Roughly 45 works of Warhol’s will be displayed with 100 works of five-dozen other artists, illustrating how they reinterpreted, responded or reacted to Warhol’s groundbreaking paintings, sculpture and films.

“They always say time changes things, but you actually have to change them yourself,” Warhol once said. Critics agree that Warhol changed much in the art world.

His interest in mundane subjects found in newspapers and magazines, for instance, can not only be seen reflected in the works of peers at the time, like Sigmar Polke and a generation of artists like Vik Muniz.  Artists like Jeff Koons and Damien Hirst, who appropriate department store or supermarket objects, are also indebted to Warhol’s legacy.

Traces of Warhol’s iconic portraits of celebrities like Jackie O. with “Red Jackie” (1964), and Marilyn Monroe with “Turquoise Marilyn” (1964), can be seen in the current crop of popular artists like Elizabeth Peyton, Karen Kilimnik and Cindy Sherman.

“The exhibition shows the dialogue and conversation between works of art and artists across generations,” museum officials said.

To coincide with the tale end of the show, the Andy Warhol Foundation is planning an auction of the “prince of Pop’s” never-been-seen remaining inventory of silk-screen paintings, drawings, prints, collages and photos from his estate — some 20,000 works it plans to sell at Christie’s for more than $100 million, according to The Wall Street Journal.

The foundation seems to be banking on another famed Warhol quote: “Making money is art and working is art and good business is the best art.”

Its chairman, Michael Straus, told the paper that it plans to use the revenue to increase its $225 million endowment.

But some art collectors expressed concerns that the sale will flood the market with Warhols and thereby “dilute” the artist’s brand — and prices his work has commanded.

With more than 100,000 lesser-known photos, prints and drawings, however, his art’s prices already fluctuated greatly, from a few thousand dollars to more than $5 million, the Journal noted.

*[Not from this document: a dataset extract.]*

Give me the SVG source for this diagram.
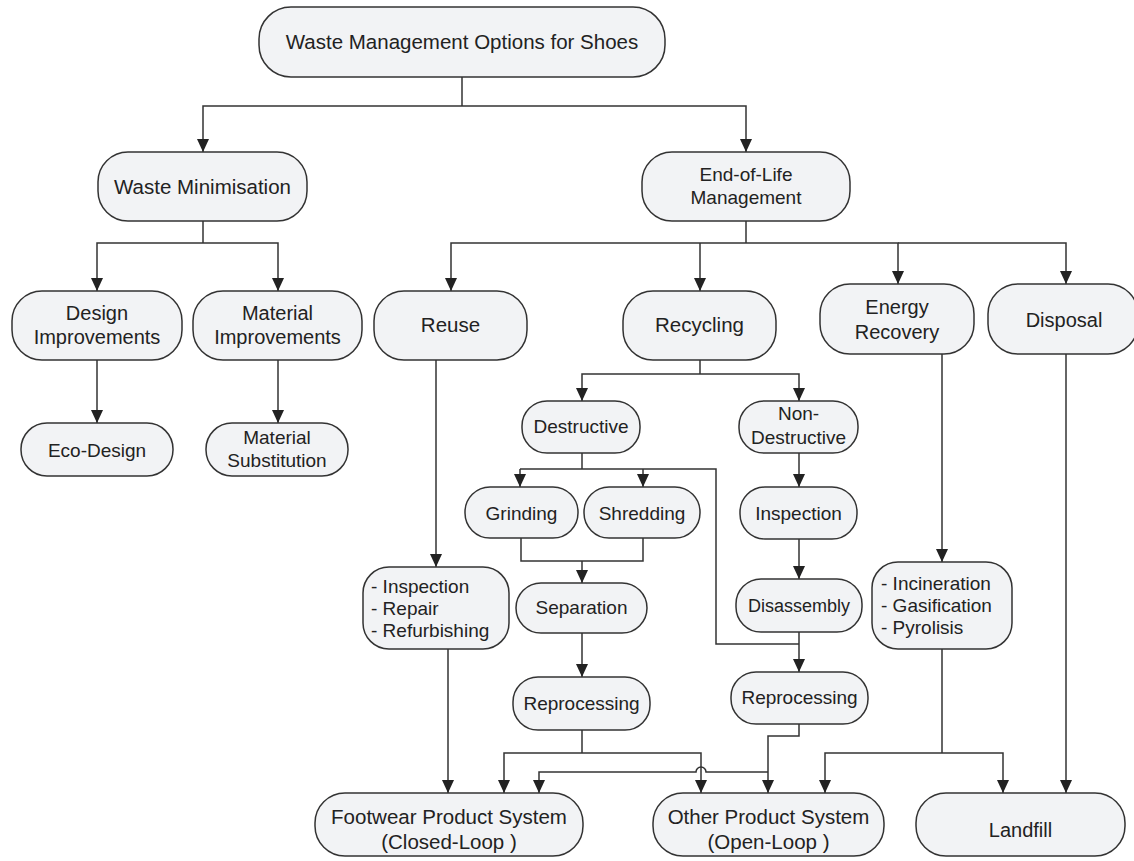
<svg xmlns="http://www.w3.org/2000/svg" width="1134" height="861" viewBox="0 0 1134 861">
<style>
  .box { fill: #f2f3f5; stroke: #333; stroke-width: 1.5; }
  .t { font-family: "Liberation Sans", Arial, sans-serif; font-size: 19px; fill: #222; text-anchor: middle; }
  .t20 { font-size: 20px; }
  .t21 { font-size: 20.5px; }
  .l { text-anchor: start; }
  .c { fill: none; stroke: #333; stroke-width: 1.5; }
  .a { marker-end: url(#arr); }
</style>
<defs>
  <marker id="arr" markerUnits="userSpaceOnUse" markerWidth="12" markerHeight="13" viewBox="0 0 12 13" refX="6" refY="13" orient="0">
    <path d="M0,0 L12,0 L6,13 z" fill="#222"/>
  </marker>
</defs>
<rect width="1134" height="861" fill="#ffffff"/>

<g id="connectors">
  <path class="c" d="M462 77 V106"/>
  <path class="c a" d="M462 106 H203 V152"/>
  <path class="c a" d="M462 106 H746 V152"/>
  <path class="c" d="M203 221 V243"/>
  <path class="c a" d="M203 243 H97 V291"/>
  <path class="c a" d="M203 243 H278 V291"/>
  <path class="c a" d="M97 360 V423"/>
  <path class="c a" d="M278 360 V423"/>
  <path class="c" d="M746 221 V243"/>
  <path class="c a" d="M746 243 H451 V291"/>
  <path class="c a" d="M700 243 V291"/>
  <path class="c a" d="M746 243 H898 V284"/>
  <path class="c a" d="M898 243 H1066 V284"/>
  <path class="c a" d="M436 360 V567"/>
  <path class="c" d="M700 360 V374"/>
  <path class="c a" d="M700 374 H582 V401"/>
  <path class="c a" d="M700 374 H799 V401"/>
  <path class="c" d="M582 453 V469"/>
  <path class="c" d="M520 469 H716 V644 H799"/>
  <path class="c a" d="M520 469 V487"/>
  <path class="c a" d="M643 469 V487"/>
  <path class="c" d="M521 538 V561 H643 V538"/>
  <path class="c a" d="M582 561 V583"/>
  <path class="c a" d="M582 633 V677"/>
  <path class="c a" d="M799 453 V487"/>
  <path class="c a" d="M799 539 V579"/>
  <path class="c a" d="M799 632 V672"/>
  <path class="c" d="M582 730 V753"/>
  <path class="c a" d="M582 753 H504 V793"/>
  <path class="c a" d="M582 753 H701 V793"/>
  <path class="c a" d="M799 724 V736 H768 V793"/>
  <path class="c a" d="M768 772 H706 A5 5 0 0 0 696 772 H539 V793"/>
  <path class="c a" d="M448 649 V793"/>
  <path class="c a" d="M942 354 V562"/>
  <path class="c" d="M942 649 V753"/>
  <path class="c a" d="M942 753 H825 V793"/>
  <path class="c a" d="M942 753 H1003 V793"/>
  <path class="c a" d="M1066 354 V793"/>
</g>

<g id="n-top">
  <rect class="box" x="259" y="7" width="406" height="70" rx="32"/>
  <text class="t t21" x="462" y="49">Waste Management Options for Shoes</text>
</g>
<g id="n-wmin">
  <rect class="box" x="98" y="152" width="209" height="69" rx="30"/>
  <text class="t t21" x="202.5" y="194">Waste Minimisation</text>
</g>
<g id="n-eol">
  <rect class="box" x="642" y="152" width="208" height="69" rx="30"/>
  <text class="t" x="746" y="181">End-of-Life</text>
  <text class="t" x="746" y="204">Management</text>
</g>
<g id="n-design">
  <rect class="box" x="12" y="291" width="170" height="69" rx="30"/>
  <text class="t t20" x="97" y="320">Design</text>
  <text class="t t20" x="97" y="344">Improvements</text>
</g>
<g id="n-matimp">
  <rect class="box" x="193" y="291" width="169" height="69" rx="30"/>
  <text class="t t20" x="277.5" y="320">Material</text>
  <text class="t t20" x="277.5" y="344">Improvements</text>
</g>
<g id="n-eco">
  <rect class="box" x="21" y="423" width="152" height="53" rx="26"/>
  <text class="t" x="97" y="457">Eco-Design</text>
</g>
<g id="n-matsub">
  <rect class="box" x="206" y="423" width="142" height="53" rx="26"/>
  <text class="t" x="277" y="444">Material</text>
  <text class="t" x="277" y="467">Substitution</text>
</g>
<g id="n-reuse">
  <rect class="box" x="374" y="291" width="153" height="69" rx="30"/>
  <text class="t t21" x="450.5" y="332">Reuse</text>
</g>
<g id="n-recycling">
  <rect class="box" x="623" y="291" width="153" height="69" rx="30"/>
  <text class="t t21" x="699.5" y="332">Recycling</text>
</g>
<g id="n-energy">
  <rect class="box" x="820" y="284" width="154" height="70" rx="30"/>
  <text class="t t20" x="897" y="314">Energy</text>
  <text class="t t20" x="897" y="339">Recovery</text>
</g>
<g id="n-disposal">
  <rect class="box" x="988" y="284" width="150" height="70" rx="30"/>
  <text class="t t20" x="1064" y="327">Disposal</text>
</g>
<g id="n-destructive">
  <rect class="box" x="522" y="401" width="118" height="52" rx="25"/>
  <text class="t" x="581" y="433">Destructive</text>
</g>
<g id="n-nondestructive">
  <rect class="box" x="739" y="401" width="119" height="52" rx="25"/>
  <text class="t" x="798.5" y="420">Non-</text>
  <text class="t" x="798.5" y="444">Destructive</text>
</g>
<g id="n-grinding">
  <rect class="box" x="465" y="487" width="113" height="51" rx="25"/>
  <text class="t" x="521.5" y="520">Grinding</text>
</g>
<g id="n-shredding">
  <rect class="box" x="584" y="487" width="116" height="51" rx="25"/>
  <text class="t" x="642" y="520">Shredding</text>
</g>
<g id="n-inspection">
  <rect class="box" x="740" y="487" width="117" height="52" rx="25"/>
  <text class="t" x="798.5" y="520">Inspection</text>
</g>
<g id="n-separation">
  <rect class="box" x="516" y="583" width="131" height="50" rx="25"/>
  <text class="t" x="581.5" y="614">Separation</text>
</g>
<g id="n-disassembly">
  <rect class="box" x="736" y="579" width="126" height="53" rx="25"/>
  <text class="t" x="799" y="612" style="font-size:18px">Disassembly</text>
</g>
<g id="n-reprocessing-l">
  <rect class="box" x="513" y="677" width="137" height="53" rx="25"/>
  <text class="t" x="581.5" y="710">Reprocessing</text>
</g>
<g id="n-reprocessing-r">
  <rect class="box" x="731" y="672" width="137" height="52" rx="25"/>
  <text class="t" x="799.5" y="704">Reprocessing</text>
</g>
<g id="n-reuse-steps">
  <rect class="box" x="363" y="567" width="146" height="82" rx="26"/>
  <text class="t l" x="371" y="593">- Inspection</text>
  <text class="t l" x="371" y="615">- Repair</text>
  <text class="t l" x="371" y="637">- Refurbishing</text>
</g>
<g id="n-energy-steps">
  <rect class="box" x="872" y="562" width="140" height="87" rx="26"/>
  <text class="t l" x="881" y="590">- Incineration</text>
  <text class="t l" x="881" y="612">- Gasification</text>
  <text class="t l" x="881" y="634">- Pyrolisis</text>
</g>
<g id="n-footwear">
  <rect class="box" x="315" y="793" width="268" height="63" rx="30"/>
  <text class="t t21" x="449" y="824">Footwear Product System</text>
  <text class="t t21" x="449" y="849">(Closed-Loop )</text>
</g>
<g id="n-other">
  <rect class="box" x="653" y="793" width="231" height="63" rx="30"/>
  <text class="t t21" x="768.5" y="824">Other Product System</text>
  <text class="t t21" x="768.5" y="849">(Open-Loop )</text>
</g>
<g id="n-landfill">
  <rect class="box" x="916" y="793" width="209" height="63" rx="30"/>
  <text class="t t20" x="1020.5" y="837">Landfill</text>
</g>
</svg>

Christie’s will have a series of Warhol auctions, the Journal said, starting with a Nov. 12 sale of some 350 works, followed by a series of online-only sales of lower-priced pieces in February and in subsequent years.

The Campbell Soup Company, which is one of the supporters of the Met’s educational programs connected to the show, is also honoring Warhol, issuing last week 1.2 million limited edition cans of condensed tomato soup with labels inspired by the art star.

Perhaps Warhol is smiling down at all of this from a perch at one of his favorite places.

After all, he said, “I never think that people die. They just go to department stores.”